2014-06-10 Thread Anfernee Xu
Hi,

I'm using hadoop-2.2.0 and take advantage of Hadoop WritableRpcEngine to
build my distributed application, and I have 'heartbeat' interface in my
application to check availability periodically, in order to detect any
potential failure, I enabled rpc_timeout when creating the proxy as below

 int rpcTimeout=1000;// 1 second as rpc timeout

 RPC.waitForProxy(
  MyApplicationInterface.class, MyApplicationInterface.versionID,
  socAddr, conf, rpcTimeout, timeout);

Everything went fine initially, I can see failures can be detected by the
heartbeat, but after a period of time(2 days or so), I saw a lot of TCP
connections in CLOSE_WAIT state on server side, and client was not able to
connect to it again.

Any clue about this?

Thanks

-- 
--Anfernee


Re: Writable RPC had a lot of leftover TCP connections in CLOSE_WAIT after RPC_TIMEOUT is enabled

2014-06-10 Thread Ted Yu
Why don't you base your application on ProtobufRpcEngine ?

Cheers


On Tue, Jun 10, 2014 at 10:42 AM, Anfernee Xu anfernee...@gmail.com wrote:

 Hi,

 I'm using hadoop-2.2.0 and take advantage of Hadoop WritableRpcEngine to
 build my distributed application, and I have 'heartbeat' interface in my
 application to check availability periodically, in order to detect any
 potential failure, I enabled rpc_timeout when creating the proxy as below

  int rpcTimeout=1000;// 1 second as rpc timeout

  RPC.waitForProxy(
   MyApplicationInterface.class, MyApplicationInterface.versionID,
   socAddr, conf, rpcTimeout, timeout);

 Everything went fine initially, I can see failures can be detected by the
 heartbeat, but after a period of time(2 days or so), I saw a lot of TCP
 connections in CLOSE_WAIT state on server side, and client was not able to
 connect to it again.

 Any clue about this?

 Thanks

 --
 --Anfernee



Re: Writable RPC had a lot of leftover TCP connections in CLOSE_WAIT after RPC_TIMEOUT is enabled

2014-06-10 Thread Anfernee Xu
Because it's kind of legacy system I built 4-5 years back with Hadoop 0.2.x
release, and recently we moved to 2.2.0 release.
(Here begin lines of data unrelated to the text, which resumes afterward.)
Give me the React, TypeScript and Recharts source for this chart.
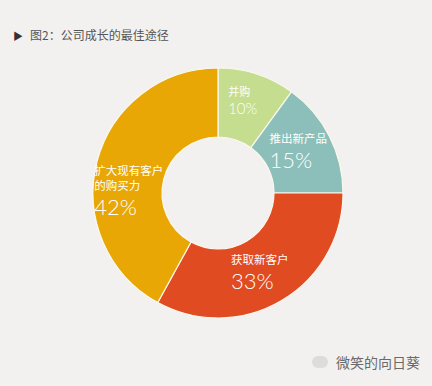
import React from "react";
import { PieChart, Pie, Cell } from "recharts";

// 图2：公司成长的最佳途径
const categories = ["并购", "推出新产品", "获取新客户", "扩大现有客户\n的购买力"];
const shares = [10, 15, 33, 42];
const sliceColors = ["#c4dd8e", "#8cbfb9", "#e04b22", "#e8a704"];

const chartData = categories.map((name, i) => ({ name, value: shares[i] }));

const RAD = Math.PI / 180;
// small hand nudges so the label blocks sit like the original
const LABEL_DY = [-7, -1, 2, 20];
const LABEL_DX = [-3, 0, -4, -2];

function renderLabel(props: any) {
    const { cx, cy, midAngle, index, payload } = props;
    const r = 90;
    const px = cx + r * Math.cos(-midAngle * RAD) + LABEL_DX[index];
    const py = cy + r * Math.sin(-midAngle * RAD) + LABEL_DY[index];
    const lines: string[] = String(payload.name).split("\n");
    const small = payload.value < 12;
    const nameSize = small ? 11 : 11.5;
    const pctSize = small ? 15 : 22;
    const lineH = 14.5;
    const longest = Math.max(...lines.map((l) => l.length));
    const w = Math.max(longest * nameSize, pctSize * 1.95);
    const h = (lines.length - 1) * lineH + pctSize + 4 + 10;
    const left = px - w / 2;
    const firstBase = py - h / 2 + 10;
    const pctBase = firstBase + (lines.length - 1) * lineH + pctSize + 3;
    return (
        <g>
            {lines.map((l, i) => (
                <text
                    key={i}
                    x={left}
                    y={firstBase + i * lineH}
                    fill="#ffffff"
                    fontSize={nameSize}
                    fontFamily="'Noto Sans CJK SC', sans-serif"
                    textAnchor="start"
                >
                    {l}
                </text>
            ))}
            <text
                x={left}
                y={pctBase}
                fill="#ffffff"
                fontSize={pctSize}
                fontWeight={300}
                fontFamily="Lato, 'Open Sans', sans-serif"
                textAnchor="start"
            >
                {payload.value}%
            </text>
        </g>
    );
}

export default function App() {
    return (
        <div
            style={{
                position: "absolute",
                left: 0,
                top: 0,
                width: 432,
                height: 386,
                background: "#f2f1f0",
                overflow: "hidden",
                fontFamily: "'Noto Sans CJK SC', sans-serif",
            }}
        >
            <div
                style={{
                    position: "absolute",
                    left: 13,
                    top: 26,
                    fontSize: 12,
                    color: "#555",
                    lineHeight: "18px",
                    whiteSpace: "nowrap",
                }}
            >
                <span style={{ fontSize: 10, marginRight: 7, color: "#333" }}>▶</span>
                图2：公司成长的最佳途径
            </div>

            <PieChart
                width={432}
                height={386}
                margin={{ top: 0, right: 0, bottom: 0, left: 0 }}
                style={{ position: "absolute", left: 0, top: 0 }}
            >
                <Pie
                    data={chartData}
                    dataKey="value"
                    nameKey="name"
                    cx={218}
                    cy={193}
                    innerRadius={56}
                    outerRadius={125}
                    startAngle={90}
                    endAngle={-270}
                    stroke="#fbf8ee"
                    strokeWidth={1.2}
                    label={renderLabel}
                    labelLine={false}
                    isAnimationActive={false}
                >
                    {chartData.map((d, i) => (
                        <Cell key={d.name} fill={sliceColors[i]} />
                    ))}
                </Pie>
            </PieChart>

            <div
                style={{
                    position: "absolute",
                    left: 312,
                    top: 352,
                    fontSize: 14,
                    color: "#6a6a6a",
                    whiteSpace: "nowrap",
                    display: "flex",
                    alignItems: "center",
                }}
            >
                <span
                    style={{
                        display: "inline-block",
                        width: 16,
                        height: 12,
                        borderRadius: 6,
                        background: "#dcdcdc",
                        marginRight: 8,
                    }}
                />
                微笑的向日葵
            </div>
        </div>
    );
}
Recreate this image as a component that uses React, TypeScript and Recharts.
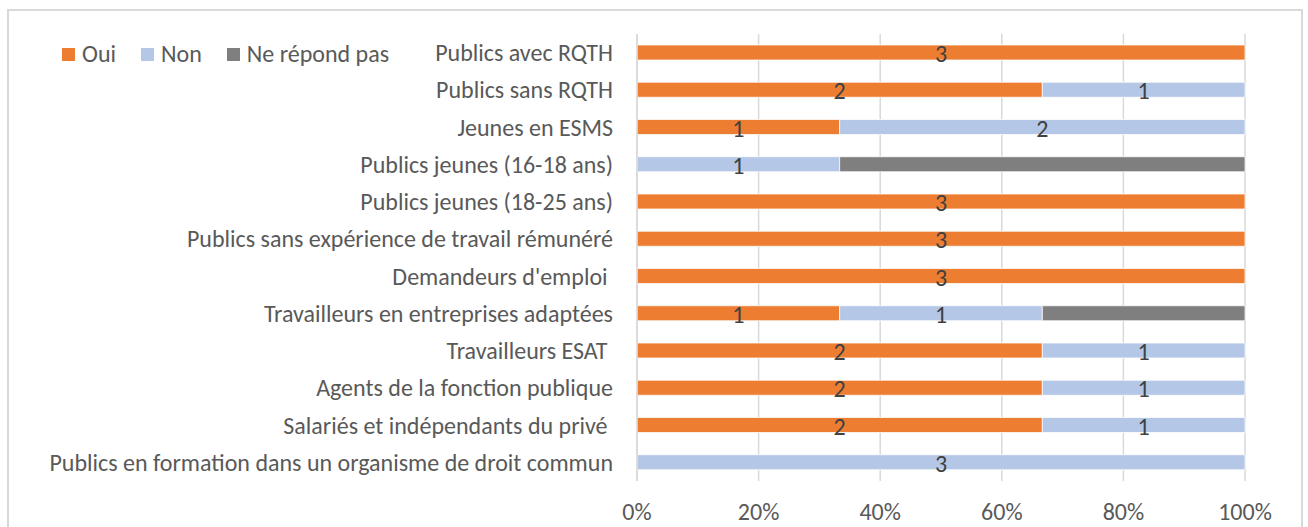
import { Bar, BarChart, CartesianGrid, LabelList, XAxis, YAxis } from "recharts";

const categories = [
  "Publics avec RQTH",
  "Publics sans RQTH",
  "Jeunes en ESMS",
  "Publics jeunes (16-18 ans)",
  "Publics jeunes (18-25 ans)",
  "Publics sans expérience de travail rémunéré",
  "Demandeurs d'emploi\u00a0",
  "Travailleurs en entreprises adaptées",
  "Travailleurs ESAT\u00a0",
  "Agents de la fonction publique",
  "Salariés et indépendants du privé\u00a0",
  "Publics en formation dans un organisme de droit commun",
];

const oui = [3, 2, 1, 0, 3, 3, 3, 1, 2, 2, 2, 0];
const non = [0, 1, 2, 1, 0, 0, 0, 1, 1, 1, 1, 3];
const nrp = [0, 0, 0, 2, 0, 0, 0, 1, 0, 0, 0, 0];

const xTicks = [0, 0.2, 0.4, 0.6, 0.8, 1];

const series = [
  { key: "oui", name: "Oui", color: "#ED7D31", labels: true },
  { key: "non", name: "Non", color: "#B4C7E7", labels: true },
  { key: "nrp", name: "Ne répond pas", color: "#7F7F7F", labels: false },
];

const data = categories.map((name, i) => ({
  name,
  oui: oui[i],
  non: non[i],
  nrp: nrp[i],
}));

const font = "Calibri, Carlito, Lato, sans-serif";

export default function App() {
  return (
    <div style={{ position: "absolute", left: 0, top: 0, width: 1308, height: 527, fontFamily: font }}>
      <div
        style={{
          position: "absolute",
          left: 7,
          top: 9,
          width: 1296,
          height: 540,
          border: "2px solid #d9d9d9",
          boxSizing: "border-box",
        }}
      />
      <div
        style={{
          position: "absolute",
          left: 62,
          top: 40,
          display: "flex",
          gap: 25,
          fontSize: 24,
          color: "#595959",
          lineHeight: "28px",
        }}
      >
        {series.map((s) => (
          <div key={s.key} style={{ display: "flex", alignItems: "center" }}>
            <span style={{ width: 13, height: 13, background: s.color, marginRight: 7, display: "inline-block" }} />
            <span>{s.name}</span>
          </div>
        ))}
      </div>
      <div style={{ position: "absolute", left: 0, top: 0 }}>
        <BarChart
          width={1308}
          height={527}
          data={data}
          layout="vertical"
          stackOffset="expand"
          barSize={15}
          margin={{ top: 34, right: 63, bottom: 16, left: 0 }}
        >
          <CartesianGrid horizontal={false} stroke="#d9d9d9" strokeWidth={1.5} />
          <XAxis
            type="number"
            domain={[0, 1]}
            ticks={xTicks}
            tickFormatter={(v) => `${Math.round(Number(v) * 100)}%`}
            axisLine={false}
            tickLine={false}
            tickSize={0}
            tickMargin={22}
            height={30}
            tick={{ fill: "#595959", fontSize: 24, fontFamily: font }}
          />
          <YAxis
            type="category"
            dataKey="name"
            width={637}
            axisLine={{ stroke: "#d9d9d9", strokeWidth: 1.5 }}
            tickLine={false}
            tickSize={0}
            tickMargin={24}
            interval={0}
            tick={{ fill: "#595959", fontSize: 24, fontFamily: font }}
          />
          {series.map((s) => (
            <Bar
              key={s.key}
              dataKey={s.key}
              name={s.name}
              stackId="a"
              fill={s.color}
              stroke="#ffffff"
              strokeWidth={0.75}
              isAnimationActive={false}
            >
              {s.labels && (
                <LabelList
                  dataKey={s.key}
                  position="center"
                  formatter={(v: any) => (Number(v) ? v : "")}
                  fill="#404040"
                  fontSize={24}
                  fontFamily={font}
                  dy={1}
                />
              )}
            </Bar>
          ))}
        </BarChart>
      </div>
    </div>
  );
}
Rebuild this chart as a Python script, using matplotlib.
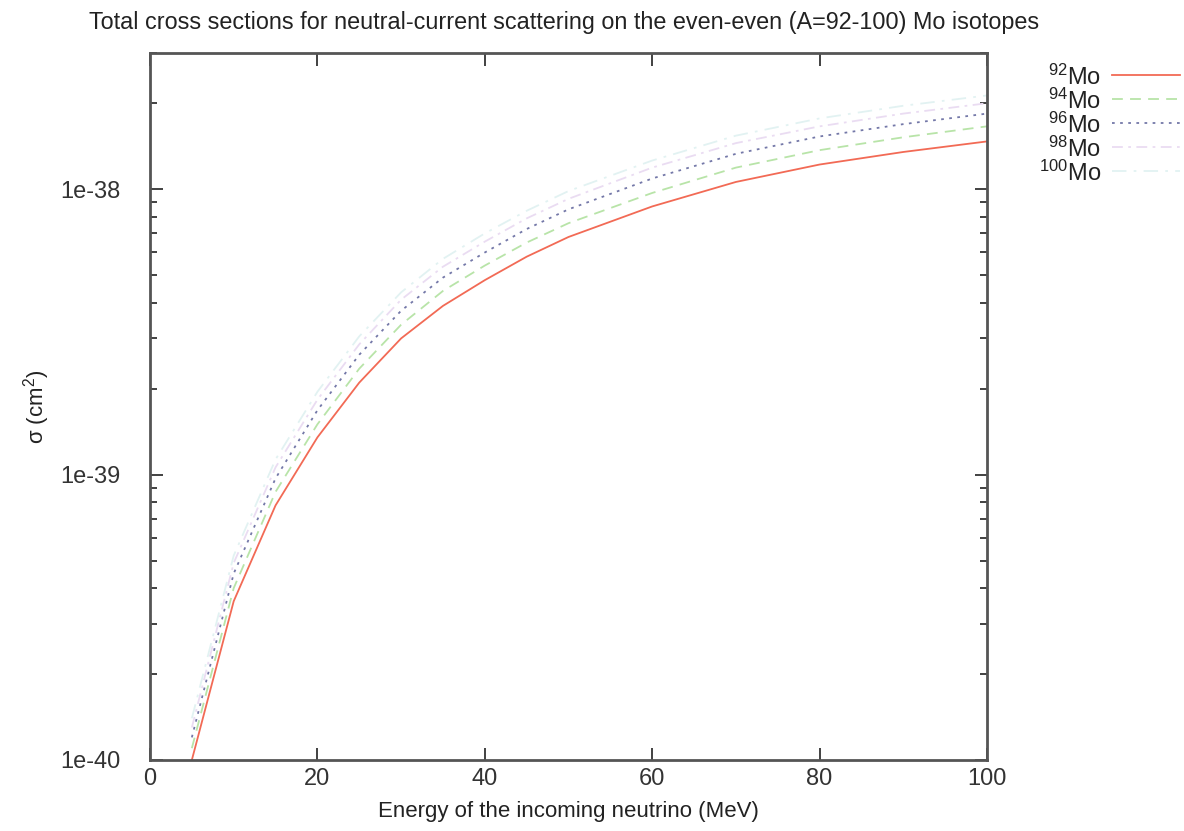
import matplotlib
matplotlib.use("Agg")
import matplotlib.pyplot as plt
from matplotlib.lines import Line2D

plt.rcParams['font.family'] = ['Liberation Sans', 'DejaVu Sans']
plt.rcParams['mathtext.fontset'] = 'custom'
plt.rcParams['mathtext.rm'] = 'Liberation Sans'
plt.rcParams['mathtext.it'] = 'Liberation Sans:italic'

energy = [5, 10, 15, 20, 25, 30, 35, 40, 45, 50, 60, 70, 80, 90, 100]
mo92 = [1.0e-40, 3.6e-40, 7.8e-40, 1.35e-39, 2.1e-39, 3.0e-39, 3.9e-39, 4.8e-39,
        5.8e-39, 6.8e-39, 8.7e-39, 1.06e-38, 1.22e-38, 1.35e-38, 1.47e-38]
mo94 = [1.1e-40, 4.0e-40, 8.7e-40, 1.5e-39, 2.35e-39, 3.35e-39, 4.4e-39, 5.4e-39,
        6.5e-39, 7.6e-39, 9.7e-39, 1.19e-38, 1.37e-38, 1.52e-38, 1.66e-38]
mo96 = [1.2e-40, 4.5e-40, 9.7e-40, 1.68e-39, 2.63e-39, 3.75e-39, 4.9e-39, 6.0e-39,
        7.25e-39, 8.5e-39, 1.09e-38, 1.33e-38, 1.53e-38, 1.69e-38, 1.84e-38]
mo98 = [1.3e-40, 4.9e-40, 1.06e-39, 1.83e-39, 2.86e-39, 4.1e-39, 5.35e-39, 6.55e-39,
        7.9e-39, 9.25e-39, 1.19e-38, 1.45e-38, 1.66e-38, 1.84e-38, 2.0e-38]
mo100 = [1.4e-40, 5.2e-40, 1.13e-39, 1.95e-39, 3.05e-39, 4.35e-39, 5.7e-39, 7.0e-39,
         8.4e-39, 9.85e-39, 1.26e-38, 1.54e-38, 1.77e-38, 1.96e-38, 2.13e-38]
labels = ['$^{92}$Mo', '$^{94}$Mo', '$^{96}$Mo', '$^{98}$Mo', '$^{100}$Mo']
series = [mo92, mo94, mo96, mo98, mo100]
colors = ['#f26a55', '#b8e4a8', '#7478a8', '#eadcf2', '#e2f2f2']
styles = ['-', (0, (6, 4)), (0, (1.5, 3)), (0, (6, 3, 1.5, 3)), (0, (8, 4, 1.5, 4))]

fig = plt.figure(figsize=(11.84, 8.31), dpi=100)
ax = fig.add_axes([150/1184, 1-760/831, (987-150)/1184, (760-53)/831])

for y, c, ls in zip(series, colors, styles):
    ax.plot(energy, y, color=c, linestyle=ls, lw=1.3)

ax.set_yscale('log')
ax.set_xlim(0, 100)
ax.set_ylim(1e-40, 3e-38)
ax.set_xticks([0, 20, 40, 60, 80, 100])
ax.set_yticks([1e-40, 1e-39, 1e-38])
ax.set_yticklabels(['1e-40', '1e-39', '1e-38'])
ax.tick_params(which='both', direction='in', top=True, right=True,
               labelsize=17, colors='#333333', width=1.3)
ax.tick_params(which='major', length=9)
ax.tick_params(axis='y', which='major', pad=21)
ax.tick_params(axis='x', which='major', pad=6)
ax.tick_params(which='minor', length=5)
for s in ax.spines.values():
    s.set_linewidth(2)
    s.set_color('#555555')

ax.set_xlabel('Energy of the incoming neutrino (MeV)', fontsize=16, color='#222222', labelpad=8)
ax.set_ylabel('σ (cm$^2$)', fontsize=16, color='#222222', labelpad=6)
fig.text(564/1184, 1-23/831, 'Total cross sections for neutral-current scattering on the even-even (A=92-100) Mo isotopes',
         ha='center', va='center', fontsize=16.8, color='#222222')

ypos = [77, 101, 125, 149, 173]
for lab, c, ls, yp in zip(labels, colors, styles, ypos):
    fig.text(1101/1184, 1-yp/831, lab, ha='right', va='center', fontsize=17, color='#222222')
    fig.add_artist(Line2D([1112/1184, 1180/1184], [1-(yp-2)/831]*2, color=c, linestyle=ls, lw=1.3))

fig.savefig('out.png', dpi=100)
Moving to ProtocolBuffer
is one option but we need to migrate our infrastructure(hadoop and so on)
first and get it working(no regressions).

Is it a known issue?

Thanks


On Tue, Jun 10, 2014 at 10:47 AM, Ted Yu yuzhih...@gmail.com wrote:

 Why don't you base your application on ProtobufRpcEngine ?

 Cheers


 On Tue, Jun 10, 2014 at 10:42 AM, Anfernee Xu anfernee...@gmail.com
 wrote:

 Hi,

 I'm using hadoop-2.2.0 and take advantage of Hadoop WritableRpcEngine to
 build my distributed application, and I have 'heartbeat' interface in my
 application to check availability periodically, in order to detect any
 potential failure, I enabled rpc_timeout when creating the proxy as below

  int rpcTimeout=1000;// 1 second as rpc timeout

  RPC.waitForProxy(
   MyApplicationInterface.class, MyApplicationInterface.versionID,
   socAddr, conf, rpcTimeout, timeout);

 Everything went fine initially, I can see failures can be detected by the
 heartbeat, but after a period of time(2 days or so), I saw a lot of TCP
 connections in CLOSE_WAIT state on server side, and client was not able to
 connect to it again.

 Any clue about this?

 Thanks

 --
 --Anfernee





-- 
--Anfernee